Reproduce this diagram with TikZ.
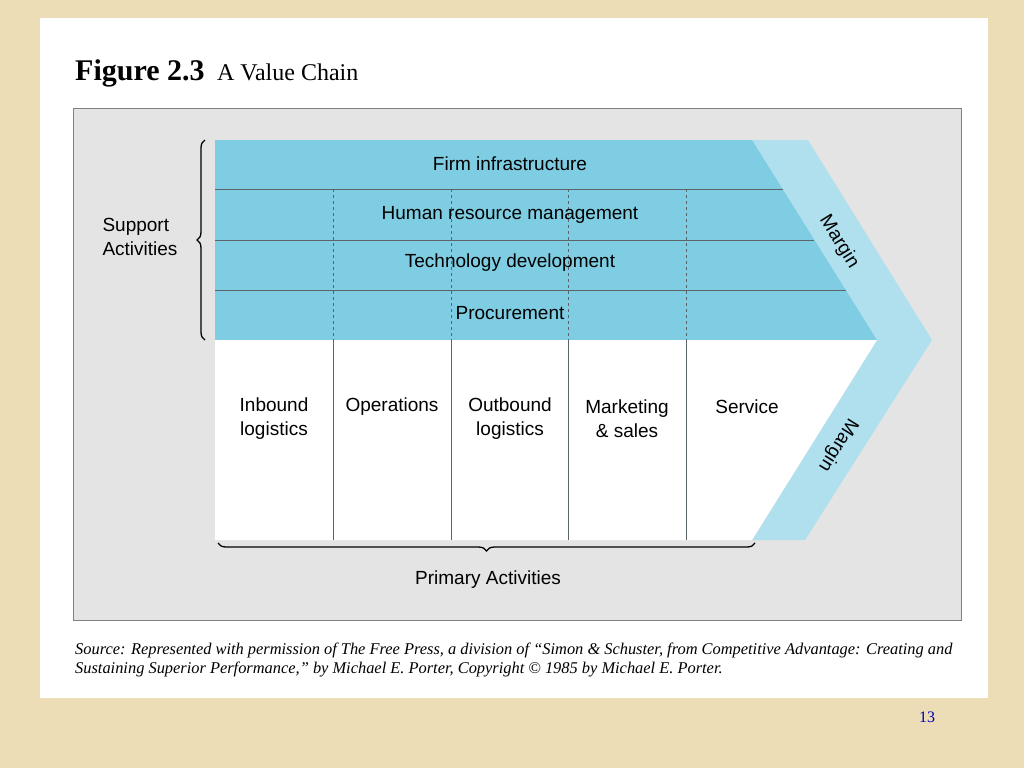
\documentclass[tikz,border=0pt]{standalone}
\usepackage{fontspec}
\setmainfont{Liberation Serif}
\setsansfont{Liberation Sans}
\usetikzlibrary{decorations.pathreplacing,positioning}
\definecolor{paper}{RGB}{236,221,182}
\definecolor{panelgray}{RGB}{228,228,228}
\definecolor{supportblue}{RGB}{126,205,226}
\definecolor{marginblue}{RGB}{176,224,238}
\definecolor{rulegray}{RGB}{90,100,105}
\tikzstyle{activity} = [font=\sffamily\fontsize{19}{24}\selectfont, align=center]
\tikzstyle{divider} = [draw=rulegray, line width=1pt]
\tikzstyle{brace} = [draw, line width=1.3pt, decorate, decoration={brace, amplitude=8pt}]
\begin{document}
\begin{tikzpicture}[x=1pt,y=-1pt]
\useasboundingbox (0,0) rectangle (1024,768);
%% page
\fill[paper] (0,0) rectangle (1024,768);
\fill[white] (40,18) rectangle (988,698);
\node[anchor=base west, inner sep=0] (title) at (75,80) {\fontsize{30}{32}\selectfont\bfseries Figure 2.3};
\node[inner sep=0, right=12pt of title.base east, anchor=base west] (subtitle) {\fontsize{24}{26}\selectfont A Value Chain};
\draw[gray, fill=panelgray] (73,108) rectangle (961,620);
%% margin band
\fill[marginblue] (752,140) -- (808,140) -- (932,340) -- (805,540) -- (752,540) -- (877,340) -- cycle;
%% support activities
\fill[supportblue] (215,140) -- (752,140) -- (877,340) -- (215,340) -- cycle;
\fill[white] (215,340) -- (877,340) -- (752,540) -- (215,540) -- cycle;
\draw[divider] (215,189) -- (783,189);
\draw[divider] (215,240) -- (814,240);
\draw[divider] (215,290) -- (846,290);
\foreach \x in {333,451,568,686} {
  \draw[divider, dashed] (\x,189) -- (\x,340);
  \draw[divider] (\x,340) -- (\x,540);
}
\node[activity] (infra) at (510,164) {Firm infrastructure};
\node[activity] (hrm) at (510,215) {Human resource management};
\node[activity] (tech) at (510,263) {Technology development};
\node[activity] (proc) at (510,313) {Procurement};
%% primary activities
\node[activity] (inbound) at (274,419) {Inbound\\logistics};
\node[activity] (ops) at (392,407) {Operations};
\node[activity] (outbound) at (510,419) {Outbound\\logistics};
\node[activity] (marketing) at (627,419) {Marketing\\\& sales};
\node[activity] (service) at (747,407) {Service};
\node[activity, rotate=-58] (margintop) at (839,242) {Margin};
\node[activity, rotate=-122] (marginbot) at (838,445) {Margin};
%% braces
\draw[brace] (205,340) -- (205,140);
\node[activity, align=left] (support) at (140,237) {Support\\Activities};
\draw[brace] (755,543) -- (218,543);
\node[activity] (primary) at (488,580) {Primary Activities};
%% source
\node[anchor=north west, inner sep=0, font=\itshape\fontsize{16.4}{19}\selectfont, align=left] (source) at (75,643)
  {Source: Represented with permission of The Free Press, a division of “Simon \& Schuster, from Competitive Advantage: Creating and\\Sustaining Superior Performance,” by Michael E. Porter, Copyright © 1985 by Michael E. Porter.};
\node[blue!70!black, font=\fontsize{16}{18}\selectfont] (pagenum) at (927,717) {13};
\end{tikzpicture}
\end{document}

━━━━━━━━━━━━━━━━━━━━

What is required
Copy the data character for character, but drop all pictures from the copy.

Completed exercise
Reproduce this diagram with TikZ.
\documentclass[tikz,border=0pt]{standalone}
\usepackage{fontspec}
\setmainfont{Liberation Serif}
\setsansfont{Liberation Sans}
\usetikzlibrary{decorations.pathreplacing,positioning}
\definecolor{paper}{RGB}{236,221,182}
\definecolor{panelgray}{RGB}{228,228,228}
\definecolor{supportblue}{RGB}{126,205,226}
\definecolor{marginblue}{RGB}{176,224,238}
\definecolor{rulegray}{RGB}{90,100,105}
\tikzstyle{activity} = [font=\sffamily\fontsize{19}{24}\selectfont, align=center]
\tikzstyle{divider} = [draw=rulegray, line width=1pt]
\tikzstyle{brace} = [draw, line width=1.3pt, decorate, decoration={brace, amplitude=8pt}]
\begin{document}
\begin{tikzpicture}[x=1pt,y=-1pt]
\useasboundingbox (0,0) rectangle (1024,768);
%% page
\fill[paper] (0,0) rectangle (1024,768);
\fill[white] (40,18) rectangle (988,698);
\node[anchor=base west, inner sep=0] (title) at (75,80) {\fontsize{30}{32}\selectfont\bfseries Figure 2.3};
\node[inner sep=0, right=12pt of title.base east, anchor=base west] (subtitle) {\fontsize{24}{26}\selectfont A Value Chain};
\draw[gray, fill=panelgray] (73,108) rectangle (961,620);
%% margin band
\fill[marginblue] (752,140) -- (808,140) -- (932,340) -- (805,540) -- (752,540) -- (877,340) -- cycle;
%% support activities
\fill[supportblue] (215,140) -- (752,140) -- (877,340) -- (215,340) -- cycle;
\fill[white] (215,340) -- (877,340) -- (752,540) -- (215,540) -- cycle;
\draw[divider] (215,189) -- (783,189);
\draw[divider] (215,240) -- (814,240);
\draw[divider] (215,290) -- (846,290);
\foreach \x in {333,451,568,686} {
  \draw[divider, dashed] (\x,189) -- (\x,340);
  \draw[divider] (\x,340) -- (\x,540);
}
\node[activity] (infra) at (510,164) {Firm infrastructure};
\node[activity] (hrm) at (510,215) {Human resource management};
\node[activity] (tech) at (510,263) {Technology development};
\node[activity] (proc) at (510,313) {Procurement};
%% primary activities
\node[activity] (inbound) at (274,419) {Inbound\\logistics};
\node[activity] (ops) at (392,407) {Operations};
\node[activity] (outbound) at (510,419) {Outbound\\logistics};
\node[activity] (marketing) at (627,419) {Marketing\\\& sales};
\node[activity] (service) at (747,407) {Service};
\node[activity, rotate=-58] (margintop) at (839,242) {Margin};
\node[activity, rotate=-122] (marginbot) at (838,445) {Margin};
%% braces
\draw[brace] (205,340) -- (205,140);
\node[activity, align=left] (support) at (140,237) {Support\\Activities};
\draw[brace] (755,543) -- (218,543);
\node[activity] (primary) at (488,580) {Primary Activities};
%% source
\node[anchor=north west, inner sep=0, font=\itshape\fontsize{16.4}{19}\selectfont, align=left] (source) at (75,643)
  {Source: Represented with permission of The Free Press, a division of “Simon \& Schuster, from Competitive Advantage: Creating and\\Sustaining Superior Performance,” by Michael E. Porter, Copyright © 1985 by Michael E. Porter.};
\node[blue!70!black, font=\fontsize{16}{18}\selectfont] (pagenum) at (927,717) {13};
\end{tikzpicture}
\end{document}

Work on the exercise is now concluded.